April 19 (Reuters) - A soft landing of easing inflation with "moderate economic cost" is within reach for European economies but is far from assured, with the recovery so far showing itself to be tentative in most economies across the region, the International Monetary Fund said on Friday in a report detailing Europe's outlook.

On the heels of another downgrade to the near-term growth outlook for the continent's core euro area economies, the IMF said the feeble recovery reflects weaker consumer sentiment, the lagged effect of higher energy prices and softness in interest-rate sensitive manufacturing and business investment.

That said, "Europe has done remarkably well against a turbulent backdrop," including a war between Russia and Ukraine on its eastern frontier, IMF European Department Director Alfred Kammer said in remarks prepared for a press briefing on the region.

"After years of crises and their fallouts, a soft landing for the continent’s economies is within reach," Kammer said. "To be sure, within reach does not mean it is a done deal. A number of things need to go right in the coming months."

Among the things needing to go right is calibrating the appropriate monetary policy across a diverse region, where inflation has behaved unevenly.

In advanced European economies, central banks poised to begin cutting interest rates need to match that policy easing with "unfolding conditions - loosening neither too fast nor too slowly," Kammer said.

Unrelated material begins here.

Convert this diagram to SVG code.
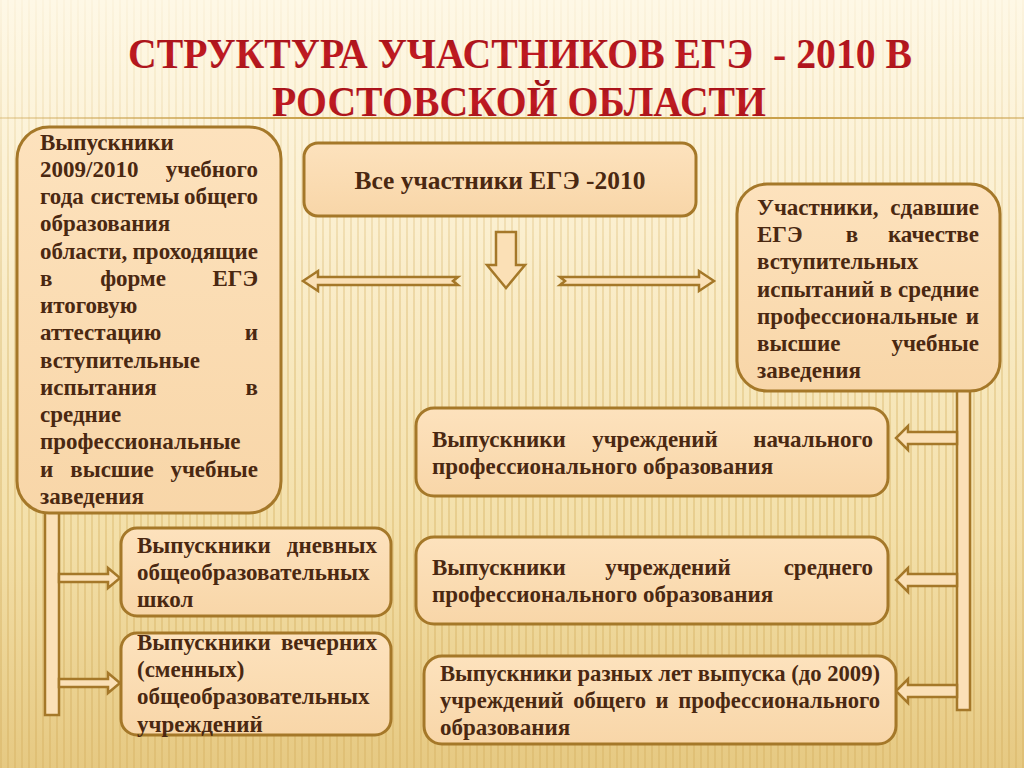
<svg xmlns="http://www.w3.org/2000/svg" width="1024" height="768" viewBox="0 0 1024 768">
<defs>
<linearGradient id="bg" x1="0" y1="0" x2="0" y2="1">
<stop offset="0" stop-color="#fef8e6"/>
<stop offset="0.3" stop-color="#fbefcf"/>
<stop offset="0.7" stop-color="#f3dfa8"/>
<stop offset="1" stop-color="#e6c982"/>
</linearGradient>
<pattern id="stripes" width="7" height="20" patternUnits="userSpaceOnUse">
<rect x="0" y="0" width="2" height="20" fill="#d6b264"/>
</pattern>
<linearGradient id="stripeFade" x1="0" y1="0" x2="0" y2="1">
<stop offset="0" stop-color="#fff" stop-opacity="0.05"/>
<stop offset="0.4" stop-color="#fff" stop-opacity="0.35"/>
<stop offset="1" stop-color="#fff" stop-opacity="0.45"/>
</linearGradient>
<mask id="stripeMask">
<rect width="1024" height="768" fill="url(#stripeFade)"/>
</mask>
<linearGradient id="rule" x1="0" y1="0" x2="1" y2="0">
<stop offset="0" stop-color="#c9a04a" stop-opacity="0.3"/>
<stop offset="0.3" stop-color="#c9a04a"/>
<stop offset="0.8" stop-color="#c9a04a"/>
<stop offset="1" stop-color="#c9a04a" stop-opacity="0.5"/>
</linearGradient>
<linearGradient id="boxFill" x1="0" y1="0" x2="0" y2="1">
<stop offset="0" stop-color="#fde2bd"/>
<stop offset="1" stop-color="#f8d6a8"/>
</linearGradient>
<linearGradient id="titleFill" x1="0" y1="0" x2="0" y2="1">
<stop offset="0" stop-color="#9c0f16"/>
<stop offset="0.5" stop-color="#c01a22"/>
<stop offset="1" stop-color="#a01218"/>
</linearGradient>
<style>
.box{fill:url(#boxFill);stroke:#a57829;stroke-width:3}
.conn{fill:#fbe0b6;stroke:#a57829;stroke-width:2.5;stroke-linejoin:miter}
.t{font-family:"Liberation Serif","Times New Roman",serif;font-weight:bold;font-size:23px;fill:#4a2811}
.e{text-anchor:end}
.m{text-anchor:middle}
.title{font-family:"Liberation Serif","Times New Roman",serif;font-weight:bold;font-size:42px;fill:url(#titleFill)}
</style>
</defs>

<rect width="1024" height="768" fill="url(#bg)"/>
<rect width="1024" height="768" fill="url(#stripes)" mask="url(#stripeMask)"/>
<rect x="0" y="117" width="1024" height="2" fill="url(#rule)"/>

<g id="title">
<text class="title" x="128" y="68" textLength="784" lengthAdjust="spacingAndGlyphs" xml:space="preserve">СТРУКТУРА УЧАСТНИКОВ ЕГЭ  - 2010 В</text>
<text class="title" x="272" y="116" textLength="494" lengthAdjust="spacingAndGlyphs">РОСТОВСКОЙ ОБЛАСТИ</text>
</g>

<g id="connectors">
<path class="conn" d="M496,232 L516,232 L516,265 L525,265 L506,288 L487,265 L496,265 Z"/>
<path class="conn" d="M303,281 L318,271 L318,277 L458,277 L453,281 L458,285 L318,285 L318,291 Z"/>
<path class="conn" d="M714,281 L699,271 L699,277 L560,277 L565,281 L560,285 L699,285 L699,291 Z"/>
<rect class="conn" x="45" y="508" width="14" height="207"/>
<path class="conn" d="M59,574 L108,574 L108,568 L120,578 L108,588 L108,582 L59,582 Z"/>
<path class="conn" d="M59,679 L108,679 L108,673 L120,683 L108,693 L108,687 L59,687 Z"/>
<rect class="conn" x="957" y="386" width="13" height="324"/>
<path class="conn" d="M957,432 L908,432 L908,426 L896,438 L908,450 L908,444 L957,444 Z"/>
<path class="conn" d="M957,574 L908,574 L908,568 L896,580 L908,592 L908,586 L957,586 Z"/>
<path class="conn" d="M957,685 L908,685 L908,679 L896,691 L908,703 L908,697 L957,697 Z"/>
</g>

<g id="node-left">
<rect class="box" x="17" y="127" width="264" height="386" rx="32"/>
<text class="t" x="40" y="150">Выпускники</text>
<text class="t" x="40" y="177">2009/2010</text><text class="t e" x="258" y="177">учебного</text>
<text class="t" x="40" y="204">года</text><text class="t m" x="135" y="204">системы</text><text class="t e" x="258" y="204">общего</text>
<text class="t" x="40" y="231">образования</text>
<text class="t" x="40" y="259">области,</text><text class="t e" x="258" y="259">проходящие</text>
<text class="t" x="40" y="286">в</text><text class="t m" x="133" y="286">форме</text><text class="t e" x="258" y="286">ЕГЭ</text>
<text class="t" x="40" y="313">итоговую</text>
<text class="t" x="40" y="340">аттестацию</text><text class="t e" x="258" y="340">и</text>
<text class="t" x="40" y="368">вступительные</text>
<text class="t" x="40" y="395">испытания</text><text class="t e" x="258" y="395">в</text>
<text class="t" x="40" y="422">средние</text>
<text class="t" x="40" y="449">профессиональные</text>
<text class="t" x="40" y="477">и</text><text class="t m" x="112" y="477">высшие</text><text class="t e" x="258" y="477">учебные</text>
<text class="t" x="40" y="504">заведения</text>
</g>

<g id="node-all">
<rect class="box" x="304" y="143" width="392" height="73" rx="14"/>
<text class="t m" x="500" y="189" style="font-size:25px" textLength="291" lengthAdjust="spacingAndGlyphs">Все участники ЕГЭ -2010</text>
</g>

<g id="node-right">
<rect class="box" x="737" y="184" width="263" height="207" rx="30"/>
<text class="t" x="757" y="215">Участники,</text><text class="t e" x="979" y="215">сдавшие</text>
<text class="t" x="757" y="242">ЕГЭ</text><text class="t m" x="852" y="242">в</text><text class="t e" x="979" y="242">качестве</text>
<text class="t" x="757" y="269">вступительных</text>
<text class="t" x="757" y="297" textLength="222" lengthAdjust="spacingAndGlyphs">испытаний в средние</text>
<text class="t" x="757" y="324">профессиональные</text><text class="t e" x="979" y="324">и</text>
<text class="t" x="757" y="351">высшие</text><text class="t e" x="979" y="351">учебные</text>
<text class="t" x="757" y="378">заведения</text>
</g>

<g id="node-npo">
<rect class="box" x="416" y="408" width="472" height="88" rx="18"/>
<text class="t" x="432" y="447">Выпускники</text><text class="t m" x="655" y="447">учреждений</text><text class="t e" x="873" y="447">начального</text>
<text class="t" x="432" y="474">профессионального образования</text>
</g>

<g id="node-spo">
<rect class="box" x="416" y="537" width="472" height="87" rx="18"/>
<text class="t" x="432" y="575">Выпускники</text><text class="t m" x="668" y="575">учреждений</text><text class="t e" x="873" y="575">среднего</text>
<text class="t" x="432" y="602">профессионального образования</text>
</g>

<g id="node-prev">
<rect class="box" x="424" y="656" width="472" height="88" rx="18"/>
<text class="t" x="440" y="681" textLength="440" lengthAdjust="spacingAndGlyphs">Выпускники разных лет выпуска (до 2009)</text>
<text class="t" x="440" y="708" textLength="440" lengthAdjust="spacingAndGlyphs" style="word-spacing:4px">учреждений общего и профессионального</text>
<text class="t" x="440" y="735">образования</text>
</g>

<g id="node-day">
<rect class="box" x="121" y="528" width="270" height="88" rx="16"/>
<text class="t" x="137" y="553">Выпускники</text><text class="t e" x="377" y="553">дневных</text>
<text class="t" x="137" y="580">общеобразовательных</text>
<text class="t" x="137" y="607">школ</text>
</g>

<g id="node-evening">
<rect class="box" x="121" y="633" width="270" height="102" rx="16"/>
<text class="t" x="137" y="650">Выпускники</text><text class="t e" x="377" y="650">вечерних</text>
<text class="t" x="137" y="677">(сменных)</text>
<text class="t" x="137" y="704">общеобразовательных</text>
<text class="t" x="137" y="732">учреждений</text>
</g>
</svg>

For the rest of Europe, meanwhile, rates will need to remain higher for longer to assure inflation is fully contained.

The region's fiscal adjustments must also pick up pace.

Looking further out, measures to raise the region's growth potential should be pursued to combat the "formidable headwinds" of declining productivity growth, an aging population and underinvesment.

Efforts to deepen the European single market should begin sooner than later, and officials should avoid the temptation to respond to competitive threats through subsidies, Kammer said. "Trying to fix competitiveness problems by engaging in a subsidy race with trading partners will do Europe more harm than good."